═════ Data lines ═════

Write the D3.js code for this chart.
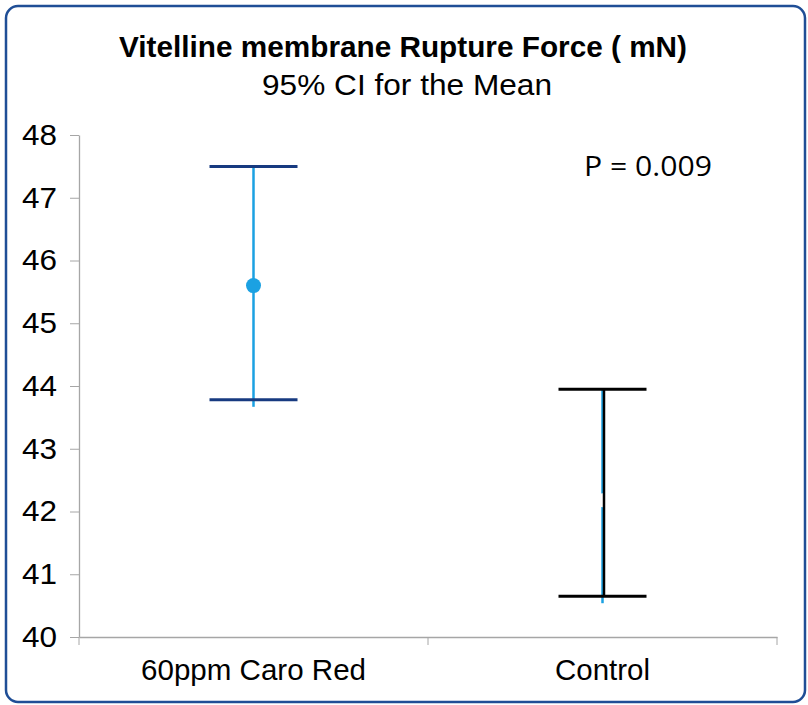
<!DOCTYPE html>
<html>
<head>
<meta charset="utf-8">
<script src="https://cdn.jsdelivr.net/npm/d3@7"></script>
<style>
  html, body { margin: 0; padding: 0; background: #fff; }
  svg { display: block; }
</style>
</head>
<body>
<div id="chart"></div>
<script>
(function () {
  "use strict";

  // Data
  const groups = ["60ppm Caro Red", "Control"];
  const means = [45.6, 42.18];
  const lowers = [43.78, 40.65];
  const uppers = [47.5, 43.95];
  const yTicks = [40, 41, 42, 43, 44, 45, 46, 47, 48];

  const W = 808, H = 705;
  const margin = { left: 79, right: 31, top: 135, bottom: 68 };
  const FONT = "Liberation Sans, Arial, sans-serif";

  const svg = d3.select("#chart").append("svg")
    .attr("width", W).attr("height", H);

  // Frame
  svg.append("rect")
    .attr("x", 6).attr("y", 6)
    .attr("width", W - 9).attr("height", H - 9)
    .attr("rx", 12)
    .attr("fill", "#fff")
    .attr("stroke", "#1f4e96")
    .attr("stroke-width", 2.5);

  const x = d3.scaleBand()
    .domain(groups)
    .range([margin.left, W - margin.right]);

  const y = d3.scaleLinear()
    .domain([40, 48])
    .range([H - margin.bottom, margin.top]);

  // Axes
  const yAxis = svg.append("g")
    .attr("transform", `translate(${margin.left},0)`)
    .call(d3.axisLeft(y).tickValues(yTicks).tickSize(9).tickSizeOuter(0).tickPadding(13));

  const xAxis = svg.append("g")
    .attr("transform", `translate(0,${H - margin.bottom})`)
    .call(d3.axisBottom(x).tickSize(0).tickPadding(22));

  // band boundary ticks on x axis
  const bounds = [x.range()[0], x(groups[1]), x.range()[1]];
  xAxis.selectAll("line.bound")
    .data(bounds).enter().append("line")
    .attr("class", "bound")
    .attr("x1", (d) => d).attr("x2", (d) => d)
    .attr("y1", 0).attr("y2", 8)
    .attr("stroke", "#a6a6a6");

  [yAxis, xAxis].forEach((g) => {
    g.select(".domain").attr("stroke", "#a6a6a6").attr("stroke-width", 1.3);
    g.selectAll(".tick line").attr("stroke", "#a6a6a6");
    g.selectAll("text")
      .attr("fill", "#000")
      .attr("font-family", FONT)
      .attr("font-size", "29px");
  });
  yAxis.selectAll("text")
    .attr("textLength", 35).attr("lengthAdjust", "spacingAndGlyphs");
  xAxis.selectAll("text")
    .attr("dy", "0.71em")
    .attr("textLength", (d) => (d === "Control" ? 95 : 225))
    .attr("lengthAdjust", "spacingAndGlyphs");

  // Error bars
  const capHalf = 44;
  const capCol = ["#173a80", "#000"];

  groups.forEach((g, i) => {
    const cx = x(g) + x.bandwidth() / 2;
    const bar = svg.append("g");

    // light blue stem, running slightly past the lower cap
    bar.append("line")
      .attr("x1", cx).attr("x2", cx)
      .attr("y1", y(uppers[i])).attr("y2", y(lowers[i]) + 7)
      .attr("stroke", "#1ba1e2").attr("stroke-width", 2.5);

    if (i === 0) {
      bar.append("circle")
        .attr("cx", cx).attr("cy", y(means[i]))
        .attr("r", 7.5)
        .attr("fill", "#1ba1e2");
    } else {
      bar.append("circle")
        .attr("cx", cx).attr("cy", y(means[i]))
        .attr("r", 7)
        .attr("fill", "#fff");
      // black stem for the control series
      bar.append("line")
        .attr("x1", cx + 1.5).attr("x2", cx + 1.5)
        .attr("y1", y(uppers[i])).attr("y2", y(lowers[i]))
        .attr("stroke", "#000").attr("stroke-width", 2.5);
    }

    [uppers[i], lowers[i]].forEach((v) => {
      bar.append("line")
        .attr("x1", cx - capHalf).attr("x2", cx + capHalf)
        .attr("y1", y(v)).attr("y2", y(v))
        .attr("stroke", capCol[i]).attr("stroke-width", 3);
    });
  });

  // Titles
  svg.append("text")
    .attr("x", 403).attr("y", 57)
    .attr("text-anchor", "middle")
    .attr("font-family", FONT)
    .attr("font-weight", "bold")
    .attr("font-size", "30px")
    .attr("textLength", 568).attr("lengthAdjust", "spacingAndGlyphs")
    .text("Vitelline membrane Rupture Force ( mN)");

  svg.append("text")
    .attr("x", 407).attr("y", 95)
    .attr("text-anchor", "middle")
    .attr("font-family", FONT)
    .attr("font-size", "29px")
    .attr("textLength", 290).attr("lengthAdjust", "spacingAndGlyphs")
    .text("95% CI for the Mean");

  // P value annotation
  svg.append("text")
    .attr("x", 584).attr("y", 176)
    .attr("font-family", "Open Sans, Noto Sans, sans-serif")
    .attr("font-size", "27px")
    .attr("fill", "#000")
    .attr("textLength", 128).attr("lengthAdjust", "spacingAndGlyphs")
    .text("P = 0.009");
})();
</script>
</body>
</html>
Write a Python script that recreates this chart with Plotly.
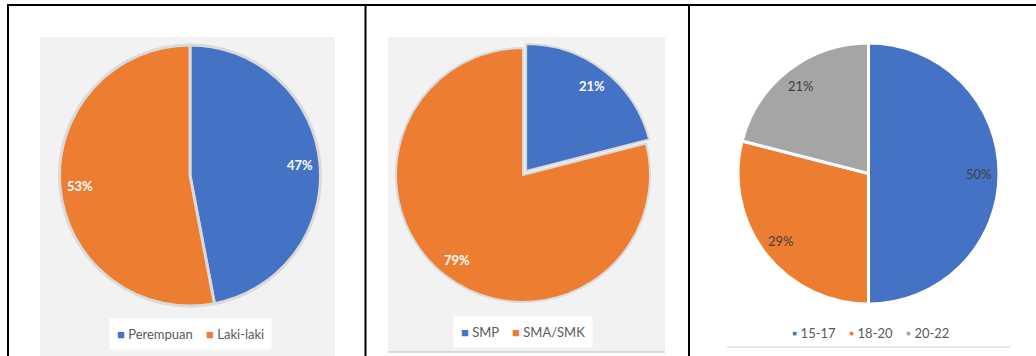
import math
import plotly.graph_objects as go

W, H = 1036, 356

# ---- data ----
gender_labels = ["Perempuan", "Laki-laki"]
gender_values = [47, 53]
school_labels = ["SMP", "SMA/SMK"]
school_values = [21, 79]
age_labels = ["15-17", "18-20", "20-22"]
age_values = [50, 29, 21]

BLUE, ORANGE, GRAY = "#4472C4", "#ED7D31", "#A5A5A5"
FONT = "Lato, 'Open Sans', sans-serif"


def px_x(x):
    return x / W


def px_y(y):
    return 1 - y / H


def domain(cx, cy, R):
    return dict(x=[px_x(cx - R), px_x(cx + R)], y=[px_y(cy + R), px_y(cy - R)])


fig = go.Figure()

panels = [
    dict(labels=gender_labels, values=gender_values, colors=[BLUE, ORANGE],
         cx=190, cy=175.5, r=130.5, pull=[0, 0], line="#dadada", lw=3,
         tcolor="white", tbold=True, lx=190, ly=334, sym="■", bg="white"),
    dict(labels=school_labels, values=school_values, colors=[BLUE, ORANGE],
         cx=523, cy=175, r=127, pull=[0.04, 0], line="#dadada", lw=2,
         tcolor="white", tbold=True, lx=523, ly=332, sym="■", bg="white"),
    dict(labels=age_labels, values=age_values, colors=[BLUE, ORANGE, GRAY],
         cx=868.5, cy=173.5, r=130.5, pull=[0, 0, 0], line="white", lw=3,
         tcolor="#404040", tbold=False, lx=870, ly=333, sym="▪", bg="rgba(0,0,0,0)"),
]

annotations = []
for p in panels:
    R = p["r"] * (1 + max(p["pull"]))
    fig.add_trace(go.Pie(
        labels=p["labels"], values=p["values"], sort=False,
        direction="clockwise", rotation=0, pull=p["pull"],
        marker=dict(colors=p["colors"], line=dict(color=p["line"], width=p["lw"])),
        textinfo="none", hoverinfo="label+percent", showlegend=False,
        domain=domain(p["cx"], p["cy"], R),
    ))
    total = sum(p["values"])
    cum = 0
    for v, pl in zip(p["values"], p["pull"]):
        mid = (cum + v / 2) / total * 2 * math.pi
        cum += v
        d = p["r"] * (0.85 + pl)
        x = p["cx"] + d * math.sin(mid)
        y = p["cy"] - d * math.cos(mid)
        txt = f"{round(v / total * 100)}%"
        if p["tbold"]:
            txt = f"<b>{txt}</b>"
        annotations.append(dict(
            x=px_x(x), y=px_y(y), xref="paper", yref="paper", text=txt,
            showarrow=False, font=dict(family=FONT, size=13, color=p["tcolor"]),
            xanchor="center", yanchor="middle"))
    # legend as a compact text row
    parts = [f"<span style='color:{c}'>{p['sym']}</span> {lab}"
             for c, lab in zip(p["colors"], p["labels"])]
    annotations.append(dict(
        x=px_x(p["lx"]), y=px_y(p["ly"]), xref="paper", yref="paper",
        text="    ".join(parts), showarrow=False,
        font=dict(family=FONT, size=13, color="#595959"),
        xanchor="center", yanchor="middle", bgcolor=p["bg"], borderpad=7))

shapes = [
    # panel backgrounds
    dict(type="rect", xref="paper", yref="paper", x0=px_x(40), x1=px_x(335),
         y0=px_y(356), y1=px_y(37), fillcolor="#f2f2f2", line=dict(width=0), layer="below"),
    dict(type="rect", xref="paper", yref="paper", x0=px_x(388), x1=px_x(665),
         y0=px_y(352), y1=px_y(37), fillcolor="#f2f2f2", line=dict(width=0), layer="below"),
    dict(type="line", xref="paper", yref="paper", x0=px_x(388), x1=px_x(665),
         y0=px_y(352), y1=px_y(352), line=dict(color="#d0d0d0", width=1.5)),
    dict(type="line", xref="paper", yref="paper", x0=px_x(727), x1=px_x(1010),
         y0=px_y(347), y1=px_y(347), line=dict(color="#dcdcdc", width=1.5)),
    # table borders
    dict(type="line", xref="paper", yref="paper", x0=px_x(7), x1=1,
         y0=px_y(5), y1=px_y(5), line=dict(color="black", width=2)),
    dict(type="line", xref="paper", yref="paper", x0=px_x(8), x1=px_x(8),
         y0=px_y(4), y1=0, line=dict(color="black", width=2)),
    dict(type="line", xref="paper", yref="paper", x0=px_x(365.5), x1=px_x(365.5),
         y0=px_y(4), y1=0, line=dict(color="black", width=2)),
    dict(type="line", xref="paper", yref="paper", x0=px_x(689), x1=px_x(689),
         y0=px_y(4), y1=0, line=dict(color="black", width=2)),
]

fig.update_layout(
    width=W, height=H, margin=dict(l=0, r=0, t=0, b=0),
    paper_bgcolor="white", plot_bgcolor="white",
    showlegend=False,
    shapes=shapes, annotations=annotations,
)

fig.write_html("out.html", config={"displayModeBar": False},
               post_script="document.body.style.margin='0px';")
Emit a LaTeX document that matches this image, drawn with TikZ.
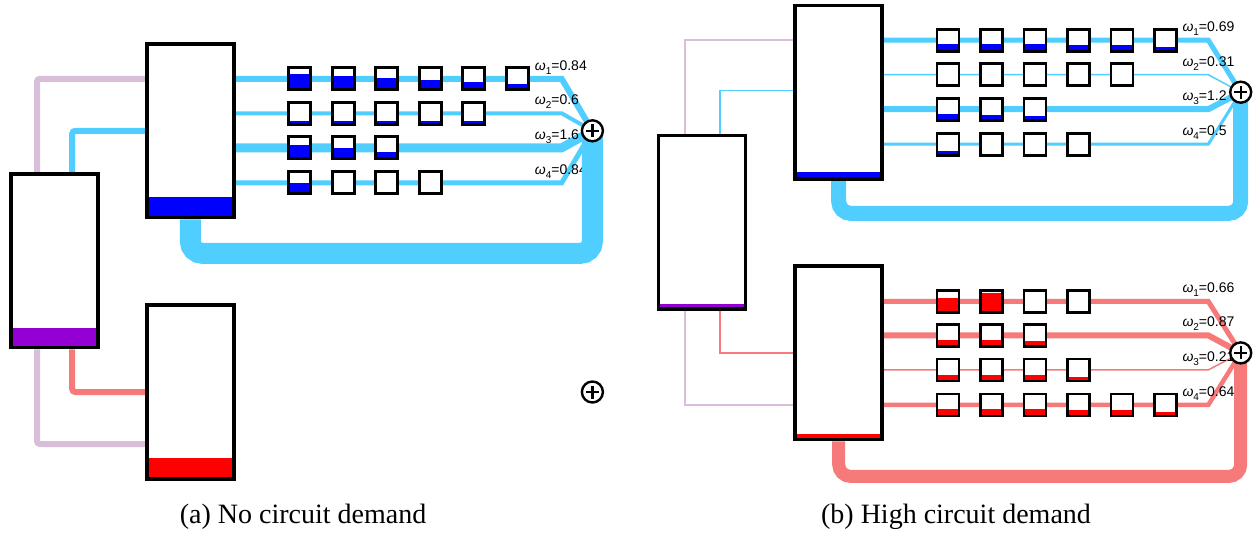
\documentclass[tikz,border=0pt]{standalone}
\usepackage{fontspec}
\newfontfamily\lblfont{Liberation Sans}
\newfontfamily\capfont{Liberation Serif}
\usetikzlibrary{calc,backgrounds}
\definecolor{netcyan}{RGB}{80,206,255}
\definecolor{netred}{RGB}{247,122,122}
\definecolor{netlilac}{RGB}{216,190,216}
\definecolor{qpurple}{RGB}{148,0,211}
\newcommand{\omlab}[2]{{\itshape ω}\raisebox{-4pt}{\fontsize{10}{10}\selectfont #1}=#2}

\begin{document}
\begin{tikzpicture}[x=1pt,y=-1pt,
  srv/.style 2 args={rectangle,draw,line width=3.6pt,fill=white,minimum width=87pt,minimum height=173.5pt,inner sep=0,
    path picture={\fill[#1] (path picture bounding box.south west) rectangle ($(path picture bounding box.south east)!#2!(path picture bounding box.north east)$);}},
  qbox/.style 2 args={rectangle,draw,line width=2.7pt,fill=white,minimum size=22pt,inner sep=0,
    path picture={\fill[#1] (path picture bounding box.south west) rectangle ($(path picture bounding box.south east)!#2!(path picture bounding box.north east)$);}},
  sumnode/.style={circle,draw,line width=2.4pt,fill=white,minimum size=21pt,inner sep=0,
    path picture={\draw[line width=2.4pt] ($(path picture bounding box.center)+(-6.5,0)$) -- ($(path picture bounding box.center)+(6.5,0)$)
      ($(path picture bounding box.center)+(0,-6.5)$) -- ($(path picture bounding box.center)+(0,6.5)$);}},
  wlabel/.style={anchor=base west,inner sep=0,font=\lblfont\fontsize{14}{16}\selectfont},
  caption/.style={font=\capfont\fontsize{28}{30}\selectfont},
  feed/.style={rounded corners=3pt},
  loopline/.style={rounded corners=12pt}]
\useasboundingbox (0,0) rectangle (1260,535);

% (a) no circuit demand
\node[srv={qpurple}{0.11}] (aP) at (54.2,260.8) {};
\node[srv={blue}{0.12}] (aT) at (190.4,130.8) {};
\node[srv={red}{0.12}] (aR) at (190.4,392) {};
\foreach \r/\dy/\lvls in {1/-52/{0.7,0.61,0.53,0.44,0.35,0.26},2/-17.5/{0.17,0.17,0.17,0.17,0.17},
    3/17/{0.65,0.47,0.3},4/52/{0.5,0.1,0.1,0.07}}{
  \foreach \lv [count=\c] in \lvls
    \node[qbox={blue}{\lv}] (aq\r\c) at ($(aT.center)+(65.8+43.5*\c,\dy)$) {};
}
\node[sumnode] (aS) at ($(aT.center)+(402,0)$) {};
\node[sumnode] (aS2) at ($(aR.center)+(402,0)$) {};

% (b) high circuit demand
\node[srv={qpurple}{0.03}] (bP) at (702,222.2) {};
\node[srv={blue}{0.038}] (bT) at (838.7,92.2) {};
\node[srv={red}{0.034}] (bR) at (838.7,352.9) {};
\foreach \r/\dy/\lvls in {1/-52/{0.32,0.32,0.32,0.29,0.27,0.2},2/-17.5/{0.05,0.05,0.05,0.05,0.05},
    3/17/{0.29,0.23,0.18},4/52/{0.21,0.03,0,0}}{
  \foreach \lv [count=\c] in \lvls
    \node[qbox={blue}{\lv}] (bq\r\c) at ($(bT.center)+(65.8+43.5*\c,\dy)$) {};
}
\foreach \r/\dy/\lvls in {1/-51.5/{0.64,0.9,0.05,0.05},2/-17.5/{0.3,0.3,0.23},
    3/17/{0.27,0.27,0.27,0.18},4/52/{0.3,0.3,0.3,0.25,0.25,0.2}}{
  \foreach \lv [count=\c] in \lvls
    \node[qbox={red}{\lv}] (cq\r\c) at ($(bR.center)+(65.8+43.5*\c,\dy)$) {};
}
\node[sumnode] (bS) at ($(bT.center)+(402,0)$) {};
\node[sumnode] (cS) at ($(bR.center)+(402,0)$) {};

\node[caption] (capa) at (303,517) {(a) No circuit demand};
\node[caption] (capb) at (956,517) {(b) High circuit demand};

\begin{scope}[on background layer]
  % feeders from the shared server
  \draw[netlilac,line width=6pt,feed] ($(aP.north)+(-17.2,0)$) |- ($(aT.west)+(0,-52)$);
  \draw[netcyan,line width=6pt,feed] ($(aP.north)+(18,0)$) |- (aT.west);
  \draw[netred,line width=6pt,feed] ($(aP.south)+(18,0)$) |- (aR.west);
  \draw[netlilac,line width=6pt,feed] ($(aP.south)+(-17.2,0)$) |- ($(aR.west)+(0,52)$);
  \draw[netlilac,line width=1.5pt] ($(bP.north)+(-17,0)$) |- ($(bT.west)+(0,-52)$);
  \draw[netcyan,line width=1.5pt] ($(bP.north)+(18,0)$) |- ($(bT.west)+(0,-1.5)$);
  \draw[netred,line width=1.5pt] ($(bP.south)+(18,0)$) |- (bR.west);
  \draw[netlilac,line width=1.5pt] ($(bP.south)+(-17,0)$) |- ($(bR.west)+(0,52)$);
  % queue lines and weights
  \foreach \r/\dy/\lw/\w in {1/-52/6/0.84,2/-17.5/4/0.6,3/17/9/1.6,4/52/5/0.84}{
    \coordinate (ab\r) at ($(aT.center)+(371.3,\dy)$);
    \draw[netcyan,line width=\lw] ($(aT.east)+(0,\dy)$) -- (ab\r) -- (aS.center);
    \node[wlabel] (aw\r) at ($(ab\r)+(-27,-8.5)$) {\omlab{\r}{\w}};
  }
  \foreach \r/\dy/\lw/\w in {1/-52/5/0.69,2/-17.5/1.5/0.31,3/17/6/1.2,4/52/3/0.5}{
    \coordinate (bb\r) at ($(bT.center)+(369.6,\dy)$);
    \draw[netcyan,line width=\lw] ($(bT.east)+(0,\dy)$) -- (bb\r) -- (bS.center);
    \node[wlabel] (bw\r) at ($(bb\r)+(-26,-8.5)$) {\omlab{\r}{\w}};
  }
  \foreach \r/\dy/\lw/\w in {1/-51.5/5/0.66,2/-17.5/6/0.87,3/17/1.5/0.21,4/52/4.5/0.64}{
    \coordinate (cb\r) at ($(bR.center)+(369.6,\dy)$);
    \draw[netred,line width=\lw] ($(bR.east)+(0,\dy)$) -- (cb\r) -- (cS.center);
    \node[wlabel] (cw\r) at ($(cb\r)+(-26,-8.5)$) {\omlab{\r}{\w}};
  }
  % return loops
  \draw[netcyan,line width=21pt,loopline] (aT.south) -- ++(0,34) -| (aS.center);
  \draw[netcyan,line width=15pt,loopline] (bT.south) -- ++(0,32.6) -| (bS.center);
  \draw[netred,line width=13pt,loopline] (bR.south) -- ++(0,35) -| (cS.center);
\end{scope}
\end{tikzpicture}
\end{document}
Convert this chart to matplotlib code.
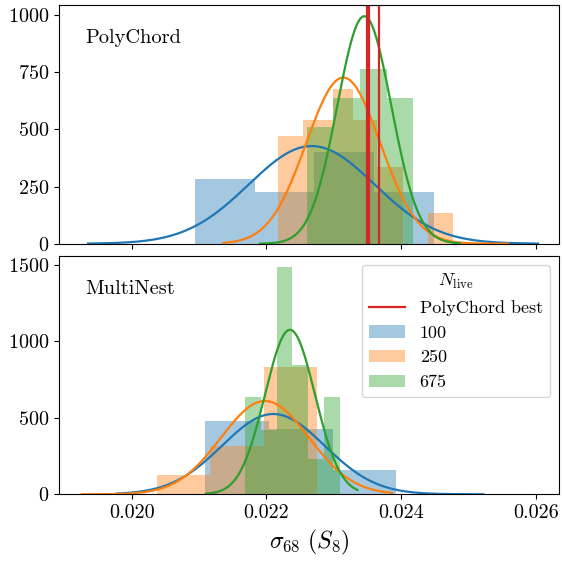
import numpy as np
import matplotlib
matplotlib.use("Agg")
import matplotlib.pyplot as plt

plt.rcParams['font.family'] = 'serif'
plt.rcParams['font.serif'] = ['cmr10']
plt.rcParams['mathtext.fontset'] = 'cm'
plt.rcParams['axes.formatter.use_mathtext'] = True

# ---------------- data ----------------
labels = ["100", "250", "675"]
colors = ["#1f77b4", "#ff7f0e", "#2ca02c"]

# PolyChord histograms (bin edges and density heights)
pc_edges_100 = [0.020939, 0.021825, 0.022710, 0.023596, 0.024482]
pc_heights_100 = [283, 226, 401, 226]
pc_edges_250 = [0.022171, 0.022547, 0.022983, 0.023280, 0.023636, 0.024022, 0.024397, 0.024764]
pc_heights_250 = [471, 541, 676, 541, 337, 0, 133]
pc_edges_675 = [0.022597, 0.022992, 0.023388, 0.023785, 0.024179]
pc_heights_675 = [512, 636, 764, 636]

# MultiNest histograms
mn_edges_100 = [0.021088, 0.022038, 0.022983, 0.023923]
mn_heights_100 = [479, 427, 159]
mn_edges_250 = [0.020371, 0.021165, 0.021956, 0.022749]
mn_heights_250 = [126, 316, 833]
mn_edges_675 = [0.021682, 0.021917, 0.022151, 0.022386, 0.022620, 0.022855, 0.023089]
mn_heights_675 = [634, 420, 1485, 846, 230, 634]

# Gaussian fits: mean, sigma, x-range start, x-range end
pc_mu = [0.022671, 0.023140, 0.023452]
pc_sigma = [0.000934, 0.000549, 0.000401]
pc_xstart = [0.019351, 0.021359, 0.021904]
pc_xend = [0.026030, 0.025585, 0.024872]

mn_mu = [0.022102, 0.021978, 0.022349]
mn_sigma = [0.000760, 0.000654, 0.000371]
mn_xstart = [0.019777, 0.019258, 0.021100]
mn_xend = [0.025218, 0.023859, 0.023350]

# PolyChord best values
pc_best = [0.023494, 0.023521, 0.023663]

# ---------------- plot ----------------
fig = plt.figure(figsize=(5.62, 5.61), dpi=100)
ax1 = fig.add_axes([0.105, 0.5656, 0.8897, 0.4255])
ax2 = fig.add_axes([0.105, 0.1189, 0.8897, 0.4248], sharex=ax1)


def draw_panel(ax, edges_list, heights_list, mus, sigmas, xs, xe):
    bars = []
    for edges, heights, c, lab in zip(edges_list, heights_list, colors, labels):
        e = np.array(edges)
        b = ax.bar(e[:-1], heights, width=np.diff(e), align='edge', color=c,
                   alpha=0.4, label=lab, linewidth=0)
        bars.append(b)
    for mu, s, a, bnd, c in zip(mus, sigmas, xs, xe, colors):
        x = np.linspace(a, bnd, 300)
        y = np.exp(-0.5 * ((x - mu) / s) ** 2) / (s * np.sqrt(2 * np.pi))
        ax.plot(x, y, color=c, lw=1.6)
    return bars


bars_pc = draw_panel(ax1, [pc_edges_100, pc_edges_250, pc_edges_675],
                     [pc_heights_100, pc_heights_250, pc_heights_675],
                     pc_mu, pc_sigma, pc_xstart, pc_xend)
red = None
for v in pc_best:
    red = ax1.axvline(v, color="#d62728", lw=1.6)

draw_panel(ax2, [mn_edges_100, mn_edges_250, mn_edges_675],
           [mn_heights_100, mn_heights_250, mn_heights_675],
           mn_mu, mn_sigma, mn_xstart, mn_xend)

ax1.set_xlim(0.018921, 0.026342)
ax1.set_ylim(0, 1044)
ax2.set_ylim(0, 1558)
ax1.set_yticks([0, 250, 500, 750, 1000])
ax2.set_yticks([0, 500, 1000, 1500])
ax1.set_xticks([0.020, 0.022, 0.024, 0.026])
ax2.xaxis.set_major_formatter(matplotlib.ticker.FormatStrFormatter('%.3f'))
plt.setp(ax1.get_xticklabels(), visible=False)

for ax in (ax1, ax2):
    ax.tick_params(labelsize=14.5)

ax1.text(0.052, 0.90, "PolyChord", transform=ax1.transAxes, fontsize=14.7, va='top')
ax2.text(0.052, 0.90, "MultiNest", transform=ax2.transAxes, fontsize=14.7, va='top')

ax2.set_xlabel(r"$\sigma_{68}\ (S_8)$", fontsize=17)

ax2.legend(handles=[red] + bars_pc, labels=["PolyChord best"] + labels,
           title=r"$N_{\rm live}$", fontsize=13, title_fontsize=13,
           loc='upper right')

fig.savefig("out.png", dpi=100)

═════

__Work to be completed__:
Skip all pictures and retype only the stretch from the line that holds "Write a Python" through the line that holds "fig = go.Figure()", exactly as written.

__Output for this exercise__:
Write a Python script that recreates this chart with Plotly.
import math
import plotly.graph_objects as go

W, H = 1036, 356

# ---- data ----
gender_labels = ["Perempuan", "Laki-laki"]
gender_values = [47, 53]
school_labels = ["SMP", "SMA/SMK"]
school_values = [21, 79]
age_labels = ["15-17", "18-20", "20-22"]
age_values = [50, 29, 21]

BLUE, ORANGE, GRAY = "#4472C4", "#ED7D31", "#A5A5A5"
FONT = "Lato, 'Open Sans', sans-serif"


def px_x(x):
    return x / W


def px_y(y):
    return 1 - y / H


def domain(cx, cy, R):
    return dict(x=[px_x(cx - R), px_x(cx + R)], y=[px_y(cy + R), px_y(cy - R)])


fig = go.Figure()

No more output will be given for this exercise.